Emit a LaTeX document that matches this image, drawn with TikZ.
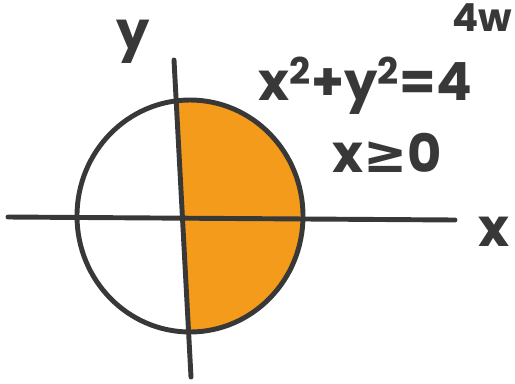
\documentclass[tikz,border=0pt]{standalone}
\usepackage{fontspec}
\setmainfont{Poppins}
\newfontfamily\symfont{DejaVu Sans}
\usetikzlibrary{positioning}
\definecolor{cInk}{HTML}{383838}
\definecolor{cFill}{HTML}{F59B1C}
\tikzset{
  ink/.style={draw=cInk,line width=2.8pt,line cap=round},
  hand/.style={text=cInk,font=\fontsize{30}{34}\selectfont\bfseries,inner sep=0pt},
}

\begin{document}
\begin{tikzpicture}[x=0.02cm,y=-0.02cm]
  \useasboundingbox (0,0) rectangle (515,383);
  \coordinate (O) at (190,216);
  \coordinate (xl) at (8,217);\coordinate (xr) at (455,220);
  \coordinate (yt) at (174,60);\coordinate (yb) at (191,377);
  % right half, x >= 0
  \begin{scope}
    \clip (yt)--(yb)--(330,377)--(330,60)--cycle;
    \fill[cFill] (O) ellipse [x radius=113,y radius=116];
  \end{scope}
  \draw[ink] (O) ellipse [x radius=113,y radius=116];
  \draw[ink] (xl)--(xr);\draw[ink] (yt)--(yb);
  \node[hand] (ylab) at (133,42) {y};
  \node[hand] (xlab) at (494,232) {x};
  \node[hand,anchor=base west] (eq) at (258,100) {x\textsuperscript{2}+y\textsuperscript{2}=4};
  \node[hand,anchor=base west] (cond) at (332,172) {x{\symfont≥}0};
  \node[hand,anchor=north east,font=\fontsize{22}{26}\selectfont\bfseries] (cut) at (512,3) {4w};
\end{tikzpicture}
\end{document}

= = = = =

### [WORK INSTRUCTIONS]
Omit the pictures, and quote the material above exactly as given.

### [TASK OUTPUT]
Emit a LaTeX document that matches this image, drawn with TikZ.
\documentclass[tikz,border=0pt]{standalone}
\usepackage{fontspec}
\setmainfont{Poppins}
\newfontfamily\symfont{DejaVu Sans}
\usetikzlibrary{positioning}
\definecolor{cInk}{HTML}{383838}
\definecolor{cFill}{HTML}{F59B1C}
\tikzset{
  ink/.style={draw=cInk,line width=2.8pt,line cap=round},
  hand/.style={text=cInk,font=\fontsize{30}{34}\selectfont\bfseries,inner sep=0pt},
}

\begin{document}
\begin{tikzpicture}[x=0.02cm,y=-0.02cm]
  \useasboundingbox (0,0) rectangle (515,383);
  \coordinate (O) at (190,216);
  \coordinate (xl) at (8,217);\coordinate (xr) at (455,220);
  \coordinate (yt) at (174,60);\coordinate (yb) at (191,377);
  % right half, x >= 0
  \begin{scope}
    \clip (yt)--(yb)--(330,377)--(330,60)--cycle;
    \fill[cFill] (O) ellipse [x radius=113,y radius=116];
  \end{scope}
  \draw[ink] (O) ellipse [x radius=113,y radius=116];
  \draw[ink] (xl)--(xr);\draw[ink] (yt)--(yb);
  \node[hand] (ylab) at (133,42) {y};
  \node[hand] (xlab) at (494,232) {x};
  \node[hand,anchor=base west] (eq) at (258,100) {x\textsuperscript{2}+y\textsuperscript{2}=4};
  \node[hand,anchor=base west] (cond) at (332,172) {x{\symfont≥}0};
  \node[hand,anchor=north east,font=\fontsize{22}{26}\selectfont\bfseries] (cut) at (512,3) {4w};
\end{tikzpicture}
\end{document}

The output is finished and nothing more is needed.